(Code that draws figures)
----------

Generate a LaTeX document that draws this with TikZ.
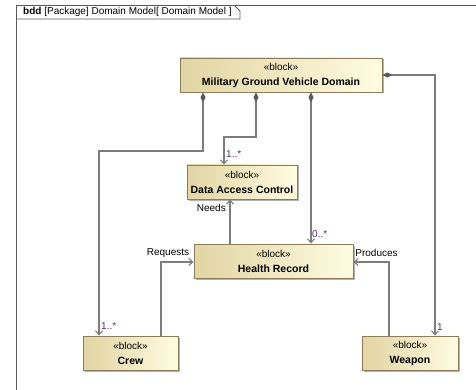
\documentclass[tikz,border=0pt]{standalone}
\usepackage{fontspec}
\setmainfont{Liberation Sans}
\usetikzlibrary{arrows.meta,shadows}

\definecolor{blockleft}{RGB}{226,212,163}
\definecolor{blockright}{RGB}{255,252,226}
\definecolor{blockedge}{RGB}{140,124,92}
\definecolor{linegray}{RGB}{125,125,125}
\definecolor{framegray}{RGB}{90,90,90}
\definecolor{multcol}{RGB}{105,40,95}

\newcommand{\blk}[1]{«block»\\{\fontsize{10.5}{15}\selectfont\bfseries #1}}

\begin{document}
\begin{tikzpicture}[x=1pt,y=-1pt,
  block/.style={draw=blockedge, line width=0.8pt, left color=blockleft, right color=blockright,
    minimum height=34pt, inner sep=0pt, align=center,
    font=\fontsize{10}{15}\selectfont,
    drop shadow={shadow xshift=1.5pt, shadow yshift=-1.5pt, fill=black!30, opacity=1}},
  comp/.style={draw=linegray, line width=1.1pt,
    {Diamond[length=10pt,width=5pt,fill=black!65,color=black!65]}-{Straight Barb[length=4pt,width=7pt]}},
  assoc/.style={draw=linegray, line width=1.1pt, -{Straight Barb[length=4pt,width=7pt]}},
  lbl/.style={font=\fontsize{10}{12}\selectfont, inner sep=0pt},
  mult/.style={font=\fontsize{10}{12}\selectfont, text=multcol, inner sep=0pt},
  framec/.style={draw=framegray, line width=0.9pt}
]
\useasboundingbox (0,0) rectangle (476,390);
\fill[white] (0,0) rectangle (476,390);

% diagram frame with its name tab
\draw[framec] (16,395) -- (16,5) -- (480,5);
\draw[framec] (16,19) -- (240,19) -- (240,11) -- (234,5);
\node[lbl, anchor=west] (title) at (23,12) {\textbf{bdd} [Package] Domain Model[ Domain Model ]};

% blocks
\node[block, minimum width=202pt] (mgvd) at (281,75) {\blk{Military Ground Vehicle Domain}};
\node[block, minimum width=110pt] (dac) at (242,182) {\blk{Data Access Control}};
\node[block, minimum width=159pt] (hr) at (273.5,261) {\blk{Health Record}};
\node[block, minimum width=95pt] (crew) at (130.5,353) {\blk{Crew}};
\node[block, minimum width=96pt] (weapon) at (410,353) {\blk{Weapon}};

% bend points of the connectors
\coordinate (b1) at (203,151);
\coordinate (b2) at (99,151);
\coordinate (b3) at (256,137);
\coordinate (b4) at (224,137);
\coordinate (b5) at (311,150);
\coordinate (b6) at (435,75);
\coordinate (b7) at (230,220);
\coordinate (b8) at (161,262);
\coordinate (b9) at (389,262);

% composite parts of the domain
\draw[comp] (mgvd.south -| b1) -- (b1) -- (b2) -- (crew.north -| b2);
\draw[comp] (mgvd.south -| b3) -- (b3) -- (b4) -- (dac.north -| b4);
\draw[comp] (mgvd.south -| b5) -- (hr.north -| b5);
\draw[comp] (mgvd.east) -- (mgvd.east -| b6) -- (weapon.north -| b6);

% directed associations
\draw[assoc] (hr.north -| b7) -- (dac.south -| b7);
\draw[assoc] (crew.north -| b8) -- (b8) -- (hr.west |- b8);
\draw[assoc] (weapon.north -| b9) -- (b9) -- (hr.east |- b9);

% role names and multiplicities
\node[lbl, anchor=east] (needs) at (226,208) {Needs};
\node[lbl] (req) at (168,253) {Requests};
\node[lbl] (prod) at (376.5,253) {Produces};
\node[mult, anchor=west] (m1) at (226,154) {1..*};
\node[mult, anchor=west] (m2) at (312,234) {0..*};
\node[mult, anchor=west] (m3) at (101,326) {1..*};
\node[mult, anchor=west] (m4) at (437,327) {1};
\end{tikzpicture}
\end{document}
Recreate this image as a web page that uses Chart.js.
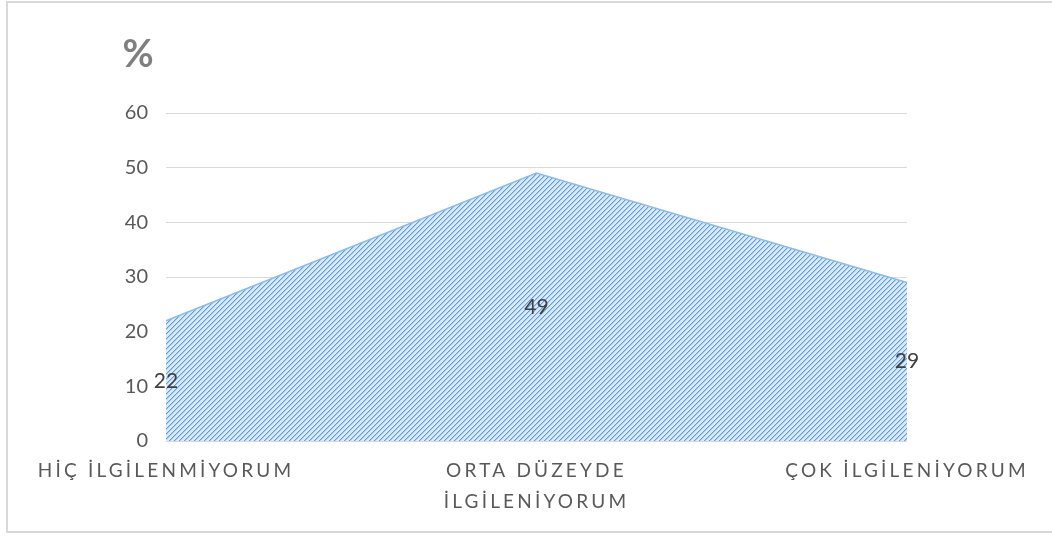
<!DOCTYPE html>
<html>
<head>
<meta charset="utf-8">
<script src="https://cdn.jsdelivr.net/npm/chart.js@4/dist/chart.umd.min.js"></script>
<style>
  html, body { margin: 0; padding: 0; width: 1052px; height: 536px; overflow: hidden; background: #ffffff; }
  #frame { position: absolute; left: 6px; top: 1px; width: 1070px; height: 532px; border: 2px solid #d9d9d9; box-sizing: border-box; background: #fff; }
  #wrap { position: absolute; left: 0; top: 0; width: 1052px; height: 536px; }
</style>
</head>
<body>
<div id="frame"></div>
<div id="wrap"><canvas id="c" width="1052" height="536"></canvas></div>
<script>
// ---- data ----
const categories = ["HİÇ İLGİLENMİYORUM", ["ORTA DÜZEYDE", "İLGİLENİYORUM"], "ÇOK İLGİLENİYORUM"];
const values = [22, 49, 29];
const yTicks = [0, 10, 20, 30, 40, 50, 60];
const axisTitle = "%";

// ---- category scale with letter spacing ----
class SpacedCategory extends Chart.CategoryScale {
  drawLabels(area) {
    const ctx = this.ctx;
    ctx.save();
    ctx.letterSpacing = '3.2px';
    super.drawLabels(area);
    ctx.restore();
  }
}
SpacedCategory.id = 'spacedCategory';
SpacedCategory.defaults = {};
Chart.register(SpacedCategory);

// ---- hatch pattern ----
function makePattern() {
  const s = 5;
  const c = document.createElement('canvas');
  c.width = s; c.height = s;
  const g = c.getContext('2d');
  g.fillStyle = '#d9e9f9';
  g.fillRect(0, 0, s, s);
  for (let i = 0; i < s; i++) {
    g.fillStyle = '#5d9ddf';
    g.fillRect(i, s - 1 - i, 1, 1);
    g.fillStyle = '#a8cbef';
    g.fillRect((i + 1) % s, s - 1 - i, 1, 1);
  }
  return g.createPattern(c, 'repeat');
}
const ctx = document.getElementById('c').getContext('2d');
const pattern = makePattern();

const FONT = "Lato, 'Open Sans', sans-serif";

const overlay = {
  id: 'overlay',
  afterDatasetsDraw(chart) {
    const { ctx, scales } = chart;
    const x = scales.x, y = scales.y;
    ctx.save();
    ctx.font = "21px " + FONT;
    ctx.fillStyle = '#404040';
    ctx.textAlign = 'center';
    ctx.textBaseline = 'middle';
    values.forEach((v, i) => {
      ctx.fillText(String(v), x.getPixelForValue(i), y.getPixelForValue(v / 2));
    });
    ctx.restore();
  },
  afterDraw(chart) {
    const { ctx, chartArea } = chart;
    ctx.save();
    ctx.font = "bold 38px " + FONT;
    ctx.fillStyle = '#7f7f7f';
    ctx.textAlign = 'center';
    ctx.textBaseline = 'middle';
    ctx.fillText(axisTitle, chartArea.left - 28, chartArea.top - 58);
    ctx.restore();
  }
};

new Chart(ctx, {
  type: 'line',
  data: {
    labels: categories,
    datasets: [{
      data: values,
      fill: 'origin',
      backgroundColor: pattern,
      borderColor: '#8dbbe8',
      borderWidth: 1.5,
      pointRadius: 0,
      tension: 0
    }]
  },
  options: {
    responsive: false,
    animation: false,
    events: [],
    layout: { padding: { left: 0, right: 145, top: 113, bottom: 0 } },
    plugins: { legend: { display: false }, tooltip: { enabled: false } },
    scales: {
      x: {
        type: 'spacedCategory',
        offset: false,
        grid: { display: false, drawTicks: false },
        border: { display: false },
        ticks: {
          color: '#595959',
          font: { family: FONT, size: 19, lineHeight: 1.6 },
          padding: 15,
          maxRotation: 0,
          minRotation: 0,
          autoSkip: false
        },
        afterFit(s) { s.height = 95; }
      },
      y: {
        min: 0, max: 60,
        afterBuildTicks(s) { s.ticks = yTicks.map(v => ({ value: v })); },
        grid: { color: '#d9d9d9', lineWidth: 1, drawTicks: false },
        border: { display: false },
        ticks: {
          color: '#595959',
          font: { family: FONT, size: 20 },
          padding: 18
        },
        afterFit(s) { s.width = 166; }
      }
    }
  },
  plugins: [overlay]
});
</script>
</body>
</html>
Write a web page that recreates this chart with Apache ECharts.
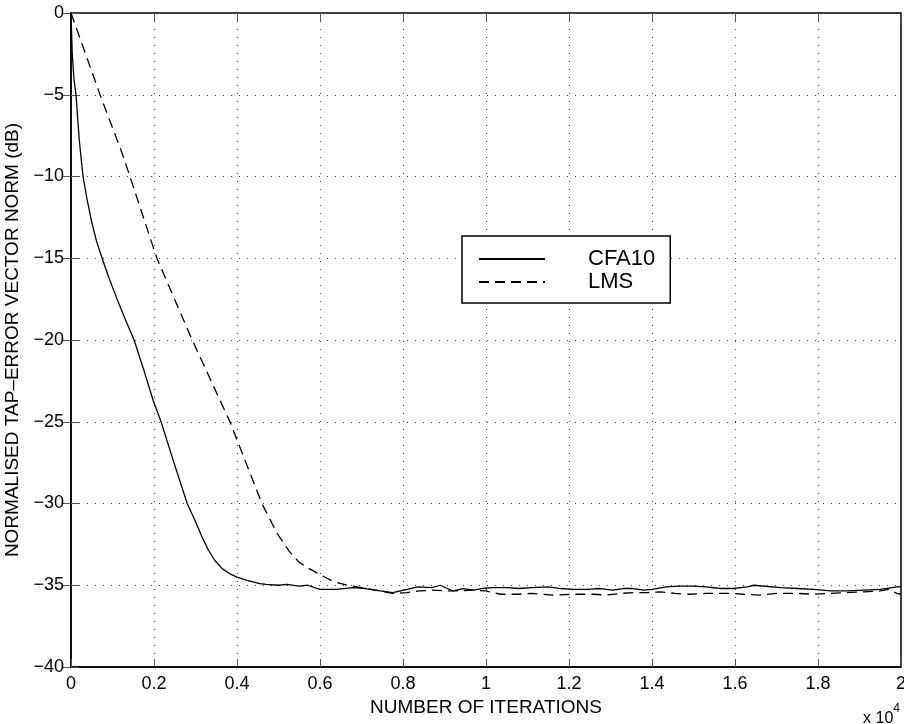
<!DOCTYPE html>
<html>
<head>
<meta charset="utf-8">
<script src="https://cdn.jsdelivr.net/npm/echarts@6/dist/echarts.min.js"></script>
<style>
  html, body { margin: 0; padding: 0; background: #fff; }
  #chart { width: 904px; height: 724px; }
</style>
</head>
<body>
<div id="chart"></div>
<script>
// iterations are in units of 10^4
const seriesNames = ['CFA10', 'LMS'];

const cfaIter = [0, 0.003, 0.007, 0.012, 0.02, 0.029, 0.038, 0.05, 0.062, 0.075, 0.09, 0.111, 0.132, 0.152,
  0.175, 0.198, 0.217, 0.248, 0.28, 0.298, 0.315, 0.33, 0.347, 0.365, 0.383, 0.4, 0.424, 0.455,
  0.47, 0.5, 0.52, 0.55, 0.57, 0.6, 0.64, 0.68, 0.71, 0.745, 0.775,
  0.81, 0.835, 0.87, 0.89, 0.92, 0.945, 0.97, 0.99, 1.015, 1.05, 1.08, 1.11, 1.15, 1.18, 1.21, 1.245,
  1.275, 1.305, 1.33, 1.355, 1.38, 1.4, 1.435, 1.465, 1.5, 1.53, 1.565, 1.595, 1.63, 1.645, 1.71, 1.75,
  1.79, 1.83, 1.87, 1.91, 1.95, 1.99, 2.0];
const cfaDb = [0, -2.5, -4, -5, -7.8, -10, -11.3, -12.8, -14, -15, -16.1, -17.5, -18.8, -20,
  -21.8, -23.7, -25, -27.5, -30, -31, -32, -32.8, -33.5, -34.0, -34.3, -34.5, -34.7, -34.9,
  -34.95, -35.0, -34.95, -35.05, -35.0, -35.25, -35.25, -35.15, -35.2, -35.35, -35.45,
  -35.25, -35.1, -35.15, -35.0, -35.35, -35.2, -35.3, -35.2, -35.15, -35.15, -35.2, -35.15, -35.1, -35.2, -35.25, -35.25,
  -35.2, -35.3, -35.2, -35.2, -35.3, -35.25, -35.1, -35.05, -35.05, -35.1, -35.2, -35.2, -35.1, -35.0, -35.15, -35.2,
  -35.25, -35.35, -35.35, -35.3, -35.25, -35.1, -35.1];

const lmsIter = [0, 0.07, 0.123, 0.142, 0.207, 0.292, 0.383, 0.46, 0.496, 0.525, 0.55, 0.575, 0.6, 0.63, 0.665, 0.7,
  0.745, 0.775, 0.81, 0.84, 0.87, 0.92, 0.97, 1.0, 1.035, 1.075, 1.11, 1.16, 1.21, 1.26, 1.29, 1.325,
  1.355, 1.39, 1.42, 1.455, 1.49, 1.53, 1.56, 1.59, 1.62, 1.66, 1.7, 1.75, 1.79, 1.83, 1.87, 1.91,
  1.95, 1.97, 1.99, 2.0];
const lmsDb = [0, -5, -8.56, -10, -15, -20, -25, -30, -31.8, -32.9, -33.6, -34.0, -34.35, -34.75, -35.0, -35.15,
  -35.35, -35.5, -35.45, -35.35, -35.3, -35.35, -35.3, -35.35, -35.55, -35.55, -35.5, -35.6, -35.55, -35.55, -35.6, -35.5,
  -35.45, -35.45, -35.4, -35.5, -35.55, -35.5, -35.5, -35.5, -35.55, -35.6, -35.5, -35.5, -35.55, -35.5, -35.45, -35.4,
  -35.35, -35.25, -35.5, -35.55];

const xTicks = { min: 0, max: 2, interval: 0.2 };
const yTicks = { min: -40, max: 0, interval: 5 };

function zip(xs, ys) {
  return xs.map(function (x, i) { return [x, ys[i]]; });
}

const font = "'Liberation Sans', Arial, sans-serif";
const gridLine = { show: true, lineStyle: { color: '#444', type: [1, 7], width: 1 } };
const innerTick = { show: true, inside: true, length: 8, lineStyle: { color: '#555' } };

let chart = echarts.init(document.getElementById('chart'), null, { renderer: 'canvas' });

chart.setOption({
  backgroundColor: '#fff',
  animation: false,
  textStyle: { fontFamily: font },
  grid: {
    left: 71, top: 13, right: 3, bottom: 57,
    outerBoundsMode: 'none',
    show: true, borderColor: '#000', borderWidth: 1.5
  },
  legend: {
    data: seriesNames,
    orient: 'vertical',
    left: 462,
    top: 236,
    backgroundColor: '#fff',
    borderColor: '#000',
    borderWidth: 1.5,
    borderRadius: 0,
    padding: [12, 15, 10, 16],
    itemGap: 1,
    itemWidth: 66,
    itemHeight: 14,
    // hide the marker dot, keep only the line sample
    itemStyle: { opacity: 0 },
    textStyle: { fontFamily: font, fontSize: 22, color: '#000', padding: [0, 0, 0, 38] }
  },
  xAxis: [{
    type: 'value',
    min: xTicks.min, max: xTicks.max, interval: xTicks.interval,
    name: 'NUMBER OF ITERATIONS',
    nameLocation: 'middle',
    nameGap: 31,
    nameTextStyle: { fontSize: 19, color: '#000', fontFamily: font },
    axisLine: { show: true, onZero: false, lineStyle: { color: '#000', width: 1.5 } },
    axisTick: innerTick,
    axisLabel: {
      fontSize: 18, color: '#000', margin: 8, fontFamily: font,
      formatter: function (v) { return String(Math.round(v * 10) / 10); }
    },
    splitLine: gridLine
  }, {
    type: 'value', position: 'top',
    min: xTicks.min, max: xTicks.max, interval: xTicks.interval,
    axisLine: { show: false },
    axisTick: innerTick,
    axisLabel: { show: false },
    splitLine: { show: false }
  }],
  yAxis: [{
    type: 'value',
    min: yTicks.min, max: yTicks.max, interval: yTicks.interval,
    name: 'NORMALISED TAP\u2013ERROR VECTOR NORM (dB)',
    nameLocation: 'middle',
    nameGap: 41,
    nameTextStyle: { fontSize: 19, color: '#000', fontFamily: font },
    axisLine: { show: true, onZero: false, lineStyle: { color: '#000', width: 1.5 } },
    axisTick: innerTick,
    axisLabel: {
      fontSize: 18, color: '#000', margin: 7, fontFamily: font,
      formatter: function (v) { return String(v).replace('-', '\u2212'); }
    },
    splitLine: gridLine
  }, {
    type: 'value', position: 'right',
    min: yTicks.min, max: yTicks.max, interval: yTicks.interval,
    axisLine: { show: false },
    axisTick: innerTick,
    axisLabel: { show: false },
    splitLine: { show: false }
  }],
  graphic: [{
    type: 'text',
    right: 4,
    top: 703,
    style: {
      text: '{b|x 10}{s|4}',
      rich: {
        b: { fontSize: 16, fontFamily: font, fill: '#000', padding: [8, 0, 0, 0] },
        s: { fontSize: 12, fontFamily: font, fill: '#000', verticalAlign: 'top' }
      }
    }
  }],
  series: [{
    name: seriesNames[0],
    type: 'line',
    symbol: 'none',
    data: zip(cfaIter, cfaDb),
    itemStyle: { color: '#000' },
    lineStyle: { color: '#000', width: 1.3, type: 'solid' },
    z: 3
  }, {
    name: seriesNames[1],
    type: 'line',
    symbol: 'none',
    data: zip(lmsIter, lmsDb),
    itemStyle: { color: '#000' },
    lineStyle: { color: '#000', width: 1.3, type: [10, 6] },
    z: 2
  }]
});
</script>
</body>
</html>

----------

Given problem » From the records above, pick out and copy each line holding the word "with".

Full response »
Generate a LaTeX document that draws this with TikZ.
% diagram frame with its name tab
// ---- category scale with letter spacing ----
Write a web page that recreates this chart with Apache ECharts.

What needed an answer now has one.